I had a quote from A-Plan as I'd heard they were cheapest on a stage 1 R32 GTR and it came out at £1800 fully comp with my 5 years no claims, aged 23.

I called Adrian Flux and they offered £1225 fully comp with my no claims protected. Well chuffed. 

I then shopped around for insurance for my daily driver (as I'll have to cancel my current policy) and I told Adrian Flux what my cheapest quote was and they beat it by £10.

So, aged 23 my quotes are: 
R32 GTR - stage 1 - fully comp, 5 yrs NCB protected - £1225
Rover 420 turbo diesel - TPFT, 0 yrs NCB - £525

I'm well chuffed. I'd recommend people giving them a call and try to barter with them.


----------



## Mookistar (Feb 5, 2004)

problem with flux is shite service!


----------



## moleman (Jun 3, 2002)

Mookistar said:


> problem with flux is shite service!


Absolutely! ...and quick enough to take your money but try getting money out of them if you have to. "Blood" and "Stone" spring to mind.

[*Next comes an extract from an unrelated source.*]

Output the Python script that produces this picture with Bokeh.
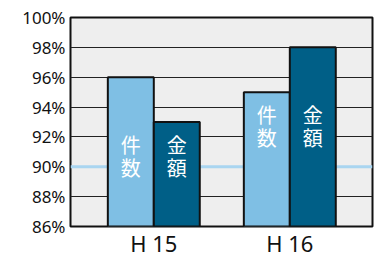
from bokeh.plotting import figure
from bokeh.models import ColumnDataSource, FixedTicker, PrintfTickFormatter, Span
from bokeh.core.properties import value
from bokeh.embed import file_html
from bokeh.resources import INLINE

# data
years = ["H 15", "H 16"]
count_rate = [96, 95]     # 件数
amount_rate = [93, 98]    # 金額
series_names = ["件数", "金額"]
y_ticks = [86, 88, 90, 92, 94, 96, 98, 100]
baseline_ref = 90

LIGHT = "#7fbfe4"
DARK = "#005f87"

group_x = [1, 2]
bw = 0.338
xs_count = [g - bw / 2 for g in group_x]
xs_amount = [g + bw / 2 for g in group_x]

p = figure(width=374, height=260, output_backend="svg", toolbar_location=None,
           x_range=(0.3875, 2.608), y_range=(86, 100),
           min_border_left=70, min_border_right=2, min_border_top=17, min_border_bottom=32)
p.background_fill_color = "#eeeeee"
p.border_fill_color = "white"
p.outline_line_color = "#111111"
p.outline_line_width = 2

# grid
p.xgrid.visible = False
p.ygrid.ticker = FixedTicker(ticks=[t for t in y_ticks if t not in (baseline_ref, y_ticks[0], y_ticks[-1])])
p.ygrid.grid_line_color = "#222222"
p.ygrid.grid_line_width = 1

p.add_layout(Span(location=baseline_ref, dimension="width", line_color="#a9d5f0",
                  line_width=3, level="underlay"))

src = ColumnDataSource(dict(xc=xs_count, xa=xs_amount, c=count_rate, a=amount_rate))
p.vbar(x="xc", top="c", bottom=86, width=bw, source=src, fill_color=LIGHT,
       line_color="#111111", line_width=2)
p.vbar(x="xa", top="a", bottom=86, width=bw, source=src, fill_color=DARK,
       line_color="#111111", line_width=2)

# vertical labels inside bars: one character per line
label_y = [min(c, a) - 2.25 for c, a in zip(count_rate, amount_rate)]
for i, off in enumerate([-11.5, 11.5]):
    lab = ColumnDataSource(dict(
        x=xs_count + xs_amount,
        y=label_y + label_y,
        t=[series_names[0][i]] * 2 + [series_names[1][i]] * 2,
    ))
    p.text(x="x", y="y", text="t", source=lab, text_color="white",
           text_font=value("Noto Sans CJK JP"), text_font_size="20px",
           text_align="center", text_baseline="middle", y_offset=off)

# axes
p.yaxis.ticker = FixedTicker(ticks=y_ticks)
p.yaxis.formatter = PrintfTickFormatter(format="%d%%")
p.yaxis.axis_line_color = None
p.yaxis.major_tick_line_color = None
p.yaxis.minor_tick_line_color = None
p.yaxis.major_tick_out = 0
p.yaxis.major_label_standoff = 5
p.yaxis.major_label_text_font = "Noto Sans"
p.yaxis.major_label_text_font_size = "17px"
p.yaxis.major_label_text_color = "#111111"

p.xaxis.ticker = FixedTicker(ticks=group_x)
p.xaxis.major_label_overrides = {g: y for g, y in zip(group_x, years)}
p.xaxis.axis_line_color = None
p.xaxis.major_tick_line_color = None
p.xaxis.minor_tick_line_color = None
p.xaxis.major_tick_out = 0
p.xaxis.major_label_standoff = 1
p.xaxis.major_label_text_font = "Noto Sans"
p.xaxis.major_label_text_font_size = "22px"
p.xaxis.major_label_text_color = "#111111"

open("out.html", "w").write(file_html(p, INLINE))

A-plan are an unproven quantity as far as I am concerned at the moment. Many people are going for their policies because they are cheap, but I have yet to see someone be unfortunate enough to have to claim and report back on their service.


----------



## Bigrex (Jan 13, 2006)

A-plan wouldn't even quote me on my R33. Finally decided to go with Competition Car Insurance who came up with an excellent quote. Beat Fluxs renewal hands down.


----------



## SiKBoY (May 15, 2006)

I have just gone back to A-Plan after 3 years, it helps to actually be able to talk to a human being rather than a worker drone that you get at Adrian Flux.


----------



## xaero1 (Feb 9, 2004)

I just hope I wouldn't crash the car then...haha.


----------



## raggatip (Aug 13, 2006)

I`ve just done a renewal with Aplan on my 33 gtr,they where miles cheaper than any-one else ,in fact about £350 cheaper than fluxes


----------



## SiKBoY (May 15, 2006)

I have just re read my post and I said I went back to them after 3 years, what I meant was I have been with them for 3 years and just renewed.


----------



## R33GTS (Jun 21, 2005)

I work in a call centere of over 5,000 ppl so i know what kind of mindless twats answer the phones lol...phoned a-plan maybe 5 times for different things and every time service was very good and the had a bit of a chin wag with most times about the car...over all happy( and no i dont work for them)

:thumbsup:


----------



## murano3 (Mar 23, 2005)

Same here - gone with A-plan again, great deal, but as mentioned haven't had the misfortune of making a claim so can't comment on the claims side of the business.


----------



## mava_rules (Feb 22, 2006)

depends on age me thinks, a-plan could only get to 1060 flux quoted 1023 and got them down to 923 which is what i wanted to pay around alot less than 2 year ago 2500!


----------



## Snowfiend (Jul 11, 2006)

A-Plan more then halved my R32 quote from Adrian Flux (who I'd been with for 3 years previously and was happy with) and always pick up the phone.

Have to say Adrian Flux are a NIGHTMARE to get hold of on the phone !

Have to agree with Moleman though, I'm not too convinced what the payout would be on a modified car in the event of a claim, would prefer an agreed value policy next time round, which they wont do.


----------